At this point, the data could not be any clearer, but we'll say it louder for those in the back: The gig economy is rapidly growing. One projection puts the total number of U.S. gig workers in 2021 at a staggering 10 million.
Obviously, MBO Partners' study includes far more workers than what some might initially place under the umbrella of gig work — they're not just Uber and Lyft drivers. The results are still useful, however, especially given lawsuits over misclassification of independent contractors during the past 12 months. Incidentally, drivers have been increasingly at the center of that litigation, including those at Amazon, Uber and United Van Lines.
That so many gig workers have broken the six-figure mark may seem surprising to gig economy skeptics. Similar research from MBO Partners showed that the majority of gig workers have chosen their employment style of their own accord, and not due to lacking full-time opportunities. This conclusion seems more plausible given pay statistics.

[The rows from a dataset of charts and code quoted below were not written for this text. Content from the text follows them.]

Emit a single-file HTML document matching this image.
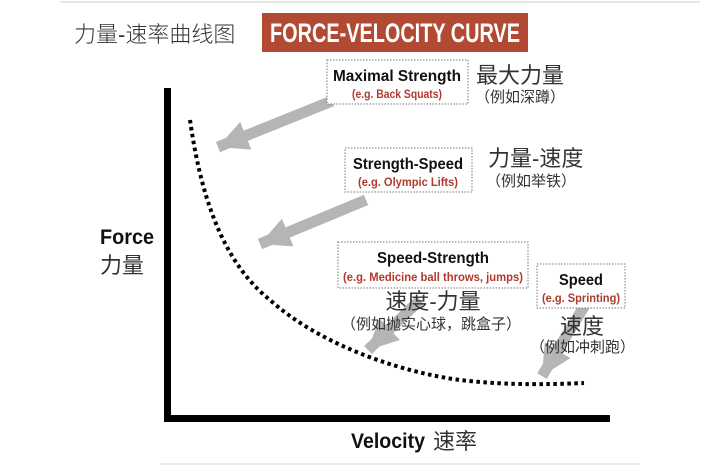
<!DOCTYPE html>
<html><head><meta charset="utf-8"><style>
html,body{margin:0;padding:0;background:#fff;width:720px;height:468px;overflow:hidden}
svg{display:block}
.cn{font-family:"Liberation Sans","Noto Sans CJK SC",sans-serif;fill:#333}
.b{font-family:"Liberation Sans",sans-serif;font-weight:bold;fill:#111}
.r{font-family:"Liberation Sans",sans-serif;font-weight:bold;fill:#b03a2e}
</style></head><body>
<svg width="720" height="468" viewBox="0 0 720 468">
<defs>
<marker id="ah" markerUnits="userSpaceOnUse" markerWidth="40" markerHeight="40" refX="30" refY="15" orient="auto">
<path d="M0,0 L30,15 L0,30 Z" fill="#b5b5b5"/>
</marker>
</defs>
<line x1="60" y1="2" x2="700" y2="2" stroke="#e6e6e6" stroke-width="2"/>
<line x1="160" y1="464" x2="640" y2="464" stroke="#ececec" stroke-width="2"/>
<text x="74" y="42" class="cn" font-size="22" style="font-weight:300">力量-速率曲线图</text>
<rect x="262" y="13" width="266" height="39" fill="#b24a33"/>
<text x="395" y="42" font-family="Liberation Sans,sans-serif" font-weight="bold" font-size="27" fill="#fff" text-anchor="middle" textLength="250" lengthAdjust="spacingAndGlyphs">FORCE-VELOCITY CURVE</text>
<rect x="164" y="88" width="7" height="334" fill="#000"/>
<rect x="164" y="415" width="446" height="7" fill="#000"/>
<path d="M190,120 C200,190 220,260 270,300 C320,345 400,372 460,380 C510,386 560,384 584,383" fill="none" stroke="#000" stroke-width="4" stroke-dasharray="3.5,3.5"/>
<g stroke="#b5b5b5" stroke-width="11" marker-end="url(#ah)">
<line x1="332" y1="101" x2="218" y2="147"/>
<line x1="366" y1="200" x2="260" y2="244"/>
<line x1="420" y1="300" x2="368" y2="350"/>
<line x1="588" y1="300" x2="542" y2="376"/>
</g>
<g fill="#fff" stroke="#777" stroke-width="1" stroke-dasharray="1.5,1.5">
<rect x="327" y="60" width="141" height="44"/>
<rect x="345" y="148" width="127" height="44"/>
<rect x="338" y="242" width="190" height="46"/>
<rect x="537" y="264" width="88" height="44"/>
</g>
<text x="397" y="81" class="b" font-size="16" text-anchor="middle" textLength="128" lengthAdjust="spacingAndGlyphs">Maximal Strength</text>
<text x="397" y="98" class="r" font-size="12" text-anchor="middle" textLength="90" lengthAdjust="spacingAndGlyphs">(e.g. Back Squats)</text>
<text x="408" y="169" class="b" font-size="16" text-anchor="middle" textLength="110" lengthAdjust="spacingAndGlyphs">Strength-Speed</text>
<text x="408" y="186" class="r" font-size="12" text-anchor="middle" textLength="100" lengthAdjust="spacingAndGlyphs">(e.g. Olympic Lifts)</text>
<text x="433" y="263" class="b" font-size="16" text-anchor="middle" textLength="112" lengthAdjust="spacingAndGlyphs">Speed-Strength</text>
<text x="433" y="281" class="r" font-size="12" text-anchor="middle" textLength="180" lengthAdjust="spacingAndGlyphs">(e.g. Medicine ball throws, jumps)</text>
<text x="581" y="285" class="b" font-size="16" text-anchor="middle" textLength="44" lengthAdjust="spacingAndGlyphs">Speed</text>
<text x="581" y="302" class="r" font-size="12" text-anchor="middle" textLength="78" lengthAdjust="spacingAndGlyphs">(e.g. Sprinting)</text>
<text x="476" y="83" class="cn" font-size="22">最大力量</text>
<text x="475" y="102" class="cn" font-size="15">（例如深蹲）</text>
<text x="488" y="166" class="cn" font-size="22">力量-速度</text>
<text x="486" y="186" class="cn" font-size="15">（例如举铁）</text>
<text x="433" y="309" class="cn" font-size="22" text-anchor="middle">速度-力量</text>
<text x="431" y="329" class="cn" font-size="15" text-anchor="middle">（例如抛实心球，跳盒子）</text>
<text x="560" y="334" class="cn" font-size="22">速度</text>
<text x="530" y="352" class="cn" font-size="15">（例如冲刺跑）</text>
<text x="100" y="244" class="b" font-size="21" textLength="54" lengthAdjust="spacingAndGlyphs">Force</text>
<text x="100" y="273" class="cn" font-size="22">力量</text>
<text x="351" y="448" class="b" font-size="21" textLength="74" lengthAdjust="spacingAndGlyphs">Velocity</text>
<text x="433" y="449" class="cn" font-size="22">速率</text>
</svg>
</body></html>
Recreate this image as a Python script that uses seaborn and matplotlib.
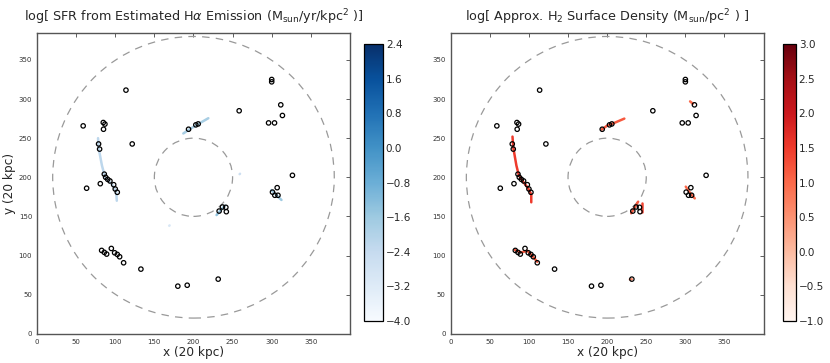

Still, those making top dollar are a very small, albeit growing, minority. Gig workers still struggle to earn the perks of full-time employment, including unemployment benefits. A sizeable share also reportedly have trouble receiving their paychecks on time, and others have seen their pay rates miscalculated. What's more, only a few gig employers have even experimented with expanded benefits offerings.
A big takeaway: The picture of gig economy work is not entirely rosy for either employees or employers. Legal problems have prevented the paradigm from completely shifting away from full-time work; some gig employers tout the benefits of full-time workers and anticipate hiring more of them.
Expect increased activity from U.S. courts as this segment of the workforce grows. HR leaders should be up front with worker classification especially, developing clear policy around what independent contractors receive — and don't — as part of their compensation package.